(Source code of charts)
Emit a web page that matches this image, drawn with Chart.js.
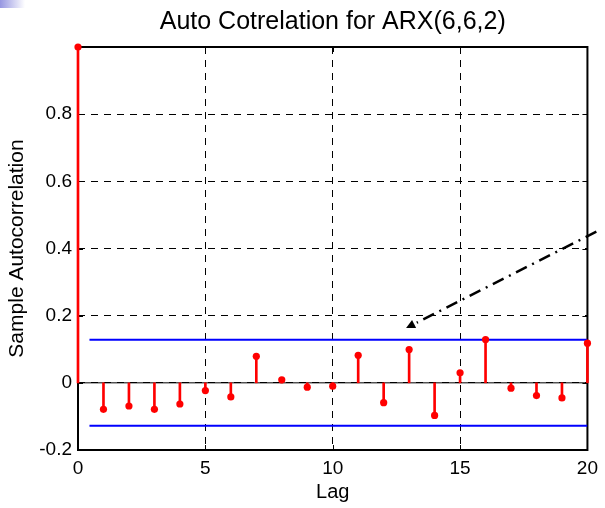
<!DOCTYPE html>
<html>
<head>
<meta charset="utf-8">
<script src="https://cdn.jsdelivr.net/npm/chart.js@4"></script>
<style>
  body { margin: 0; background: #fff; }
  #wrap { position: relative; width: 605px; height: 508px; }
  #corner { position: absolute; left: 0; top: 0; width: 25px; height: 8px;
            background: linear-gradient(to right, rgb(150,150,225), #fff); }
</style>
</head>
<body>
<div id="wrap">
  <canvas id="acf" width="605" height="508"></canvas>
  <div id="corner"></div>
</div>
<script>
const lags = [0, 1, 2, 3, 4, 5, 6, 7, 8, 9, 10, 11, 12, 13, 14, 15, 16, 17, 18, 19, 20];
const acf = [1.0, -0.079, -0.069, -0.079, -0.063, -0.023, -0.042, 0.079, 0.009, -0.013, -0.010,
             0.082, -0.059, 0.099, -0.097, 0.030, 0.129, -0.016, -0.038, -0.045, 0.118];
const boundLags = [0.45, 20];
const upperBound = [0.128, 0.128];
const lowerBound = [-0.128, -0.128];
const baseLags = [0, 20];
const baseValues = [0, 0];
// dash-dot arrow, [lag, value]
const arrowFrom = [20.35, 0.45];
const arrowTo = [12.88, 0.163];

const pts = (xs, ys) => xs.map((v, i) => ({ x: v, y: ys[i] }));

// MATLAB-like box with inward ticks; title centred over the axes
const frame = {
  id: 'frame',
  afterLayout(chart) {
    if (chart.titleBlock) {
      chart.titleBlock.left = chart.chartArea.left;
      chart.titleBlock.right = chart.chartArea.right;
    }
  },
  beforeDatasetsDraw(chart) {
    const { ctx, chartArea: a, scales: { x, y } } = chart;
    ctx.save();
    ctx.strokeStyle = '#000';
    ctx.lineWidth = 1;
    ctx.beginPath();
    x.ticks.forEach(t => {
      const px = Math.round(x.getPixelForValue(t.value)) + 0.5;
      ctx.moveTo(px, a.bottom); ctx.lineTo(px, a.bottom - 5);
      ctx.moveTo(px, a.top); ctx.lineTo(px, a.top + 5);
    });
    y.ticks.forEach(t => {
      const py = Math.round(y.getPixelForValue(t.value)) + 0.5;
      ctx.moveTo(a.left, py); ctx.lineTo(a.left + 5, py);
      ctx.moveTo(a.right, py); ctx.lineTo(a.right - 5, py);
    });
    ctx.stroke();
    ctx.lineWidth = 2;
    ctx.strokeRect(a.left, a.top, a.right - a.left, a.bottom - a.top);
    ctx.restore();
  }
};

const arrow = {
  id: 'arrow',
  afterDatasetsDraw(chart) {
    const { ctx, scales: { x, y } } = chart;
    const x0 = x.getPixelForValue(arrowFrom[0]), y0 = y.getPixelForValue(arrowFrom[1]);
    const x1 = x.getPixelForValue(arrowTo[0]), y1 = y.getPixelForValue(arrowTo[1]);
    const ang = Math.atan2(y1 - y0, x1 - x0);
    const c = Math.cos(ang), s = Math.sin(ang);
    const head = 9, half = 4.5;
    ctx.save();
    ctx.strokeStyle = '#000';
    ctx.fillStyle = '#000';
    ctx.lineWidth = 2.5;
    ctx.setLineDash([12, 6, 2, 6]);
    ctx.beginPath();
    ctx.moveTo(x0, y0);
    ctx.lineTo(x1 - (head + 3) * c, y1 - (head + 3) * s);
    ctx.stroke();
    ctx.setLineDash([]);
    ctx.beginPath();
    ctx.moveTo(x1, y1);
    ctx.lineTo(x1 - head * c - half * s, y1 - head * s + half * c);
    ctx.lineTo(x1 - head * c + half * s, y1 - head * s - half * c);
    ctx.closePath();
    ctx.fill();
    ctx.restore();
  }
};

const font = 'Liberation Sans, Arial, Helvetica, sans-serif';

new Chart(document.getElementById('acf'), {
  type: 'scatter',
  data: {
    datasets: [
      {
        type: 'scatter',
        data: pts(lags, acf),
        backgroundColor: 'rgb(255,0,0)',
        borderWidth: 0,
        pointRadius: 3.6,
        clip: false,
        order: 0
      },
      {
        type: 'bar',
        data: pts(lags, acf),
        backgroundColor: 'rgb(255,0,0)',
        borderWidth: 0,
        barThickness: 2,
        clip: false,
        order: 1
      },
      {
        type: 'line',
        data: pts(baseLags, baseValues),
        borderColor: '#000',
        borderWidth: 1,
        pointRadius: 0,
        clip: false,
        order: 2
      },
      {
        type: 'line',
        data: pts(boundLags, upperBound),
        borderColor: 'rgb(0,0,255)',
        borderWidth: 2,
        pointRadius: 0,
        order: 3
      },
      {
        type: 'line',
        data: pts(boundLags, lowerBound),
        borderColor: 'rgb(0,0,255)',
        borderWidth: 2,
        pointRadius: 0,
        order: 3
      }
    ]
  },
  options: {
    responsive: false,
    animation: false,
    layout: { padding: { left: 0, right: 14, top: 0, bottom: 0 } },
    plugins: {
      legend: { display: false },
      tooltip: { enabled: false },
      title: {
        display: true,
        text: 'Auto Cotrelation for ARX(6,6,2)',
        color: '#000',
        font: { family: font, size: 25, weight: 'normal' },
        padding: { top: 7.5, bottom: 9.5 }
      }
    },
    scales: {
      x: {
        type: 'linear',
        min: 0,
        max: 20,
        offset: false,
        afterFit: s => { s.height = 58; },
        ticks: { stepSize: 5, color: '#000', padding: 7, font: { family: font, size: 19 } },
        grid: { color: '#000', lineWidth: 1, drawTicks: false, offset: false },
        border: { display: false, dash: [7, 6] },
        title: { display: true, text: 'Lag', color: '#000', padding: { bottom: 3.5 },
                 font: { family: font, size: 20 } }
      },
      y: {
        type: 'linear',
        min: -0.2,
        max: 1,
        afterFit: s => { s.width = 78; },
        ticks: {
          stepSize: 0.2, color: '#000', padding: 6, font: { family: font, size: 19 },
          callback: v => (v > 0.99 ? '' : String(Math.round(v * 10) / 10))
        },
        grid: { color: '#000', lineWidth: 1, drawTicks: false },
        border: { display: false, dash: [7, 6] },
        title: { display: true, text: 'Sample Autocorrelation', color: '#000', padding: { top: 5 },
                 font: { family: font, size: 21 } }
      }
    }
  },
  plugins: [frame, arrow]
});
</script>
</body>
</html>
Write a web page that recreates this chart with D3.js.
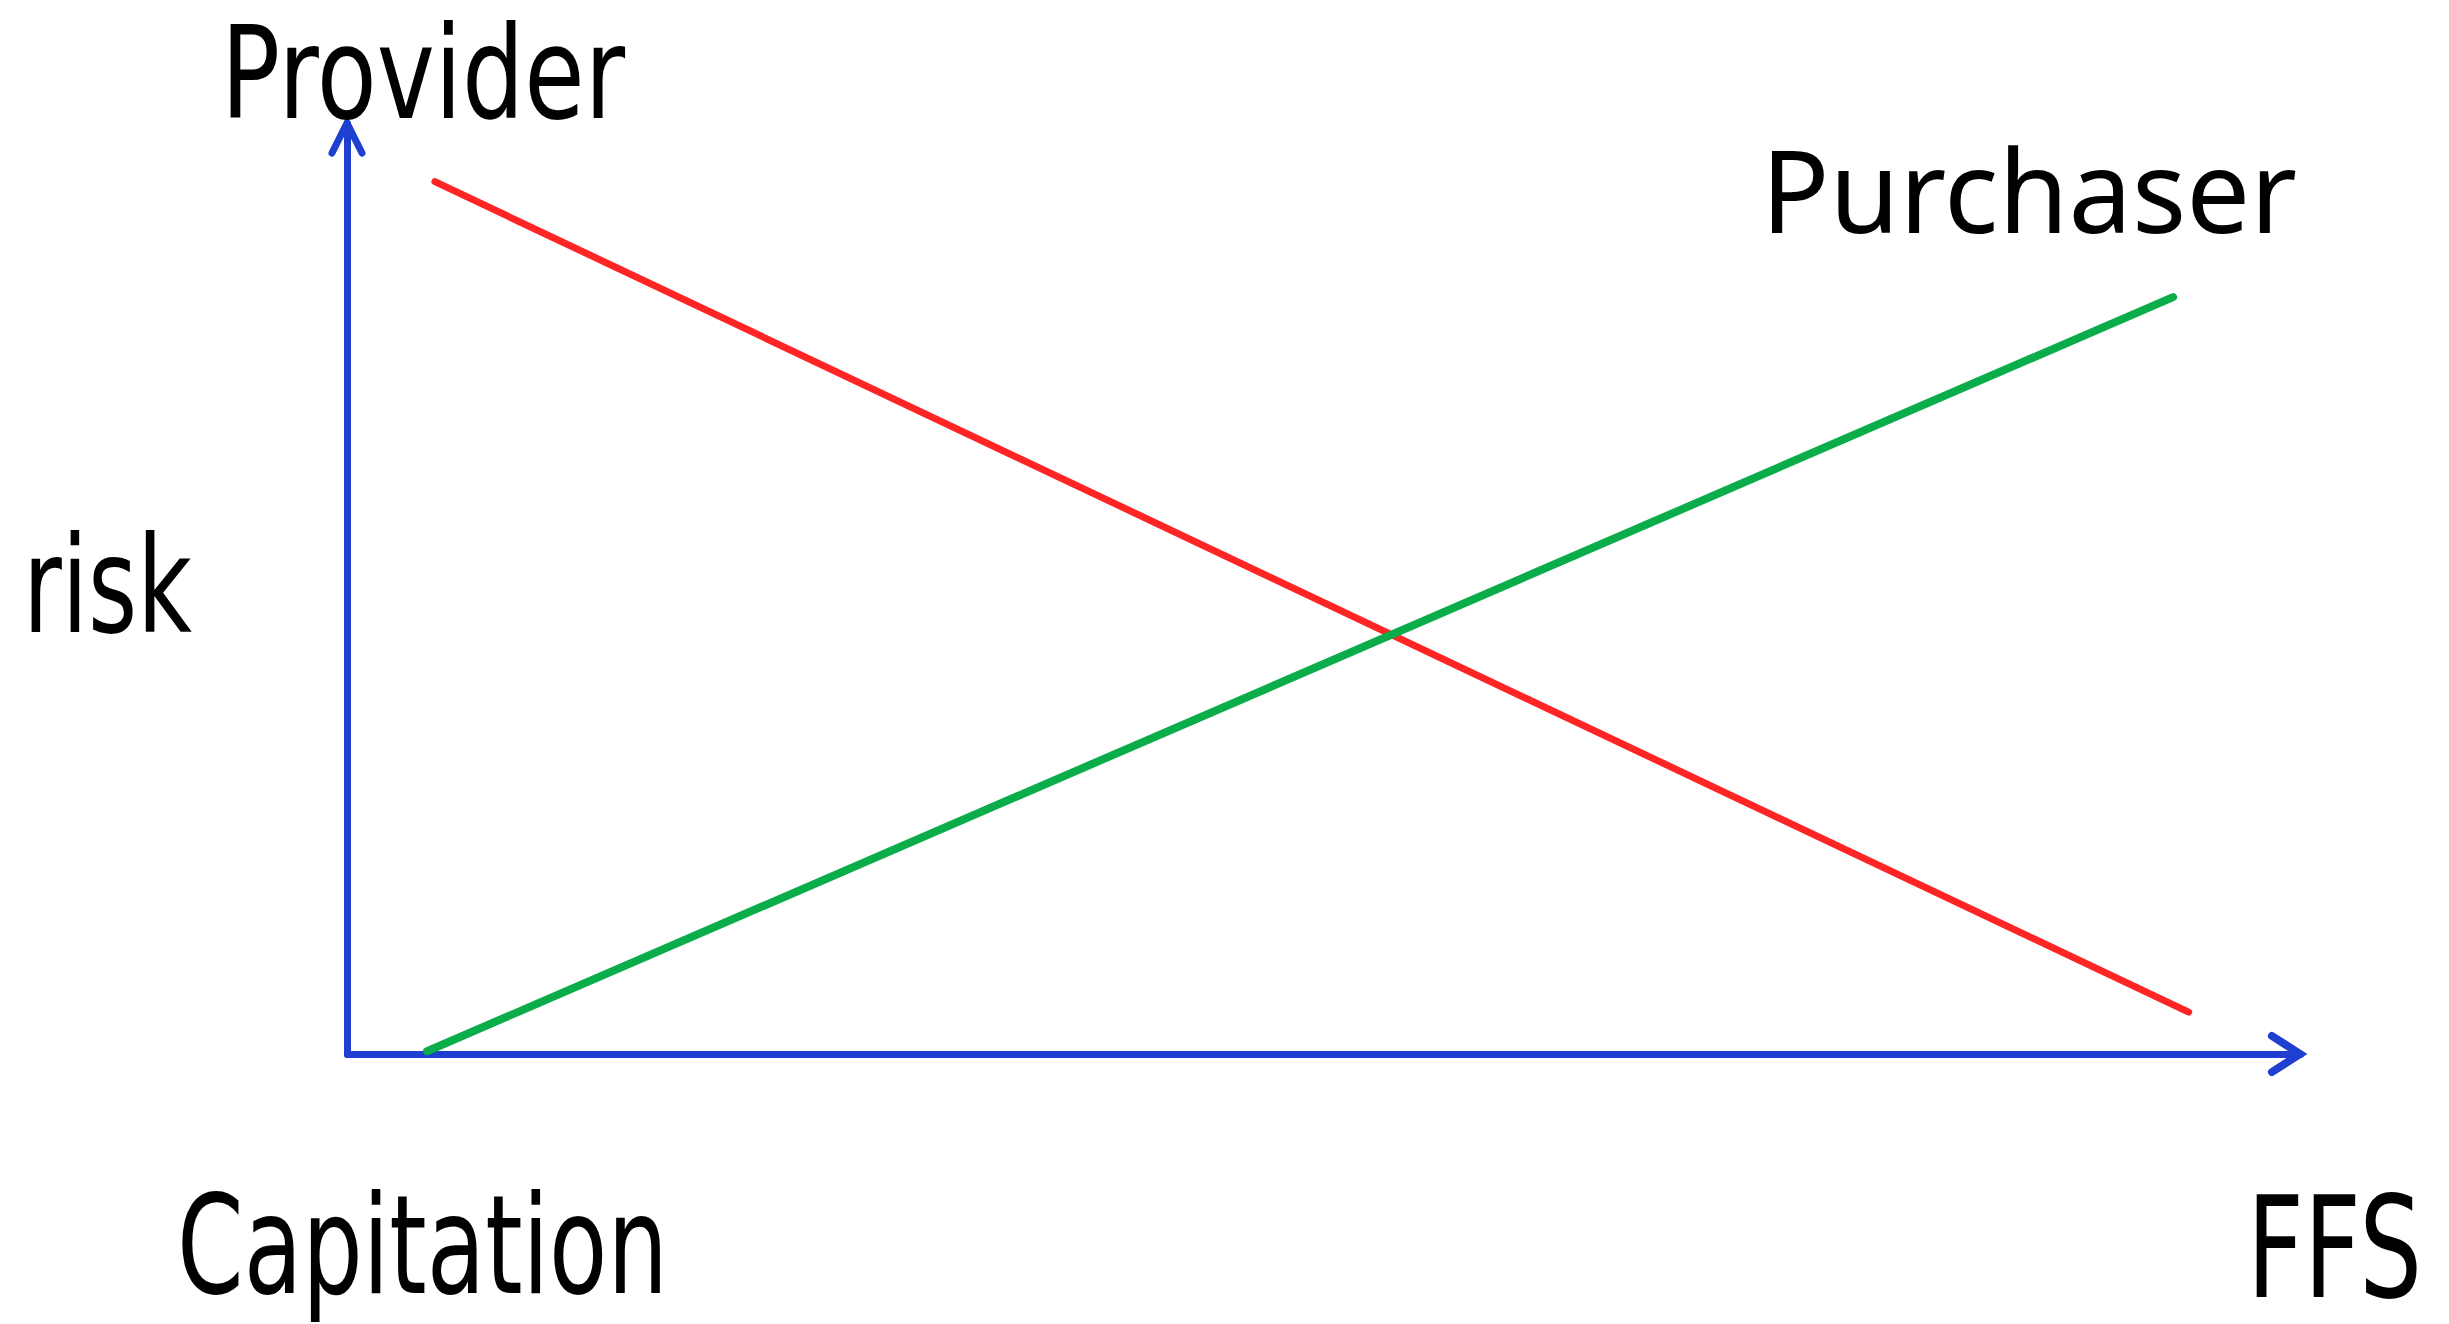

▶ [Problem statement]: Only lines belong in the copy: transcribe those from the start of the data through the line that contains "const pts = (xs, ys)", and skip the pictures.

▶ [Full solution]:
Emit a web page that matches this image, drawn with Chart.js.
<!DOCTYPE html>
<html>
<head>
<meta charset="utf-8">
<script src="https://cdn.jsdelivr.net/npm/chart.js@4"></script>
<style>
  body { margin: 0; background: #fff; }
  #wrap { position: relative; width: 605px; height: 508px; }
  #corner { position: absolute; left: 0; top: 0; width: 25px; height: 8px;
            background: linear-gradient(to right, rgb(150,150,225), #fff); }
</style>
</head>
<body>
<div id="wrap">
  <canvas id="acf" width="605" height="508"></canvas>
  <div id="corner"></div>
</div>
<script>
const lags = [0, 1, 2, 3, 4, 5, 6, 7, 8, 9, 10, 11, 12, 13, 14, 15, 16, 17, 18, 19, 20];
const acf = [1.0, -0.079, -0.069, -0.079, -0.063, -0.023, -0.042, 0.079, 0.009, -0.013, -0.010,
             0.082, -0.059, 0.099, -0.097, 0.030, 0.129, -0.016, -0.038, -0.045, 0.118];
const boundLags = [0.45, 20];
const upperBound = [0.128, 0.128];
const lowerBound = [-0.128, -0.128];
const baseLags = [0, 20];
const baseValues = [0, 0];
// dash-dot arrow, [lag, value]
const arrowFrom = [20.35, 0.45];
const arrowTo = [12.88, 0.163];

const pts = (xs, ys) => xs.map((v, i) => ({ x: v, y: ys[i] }));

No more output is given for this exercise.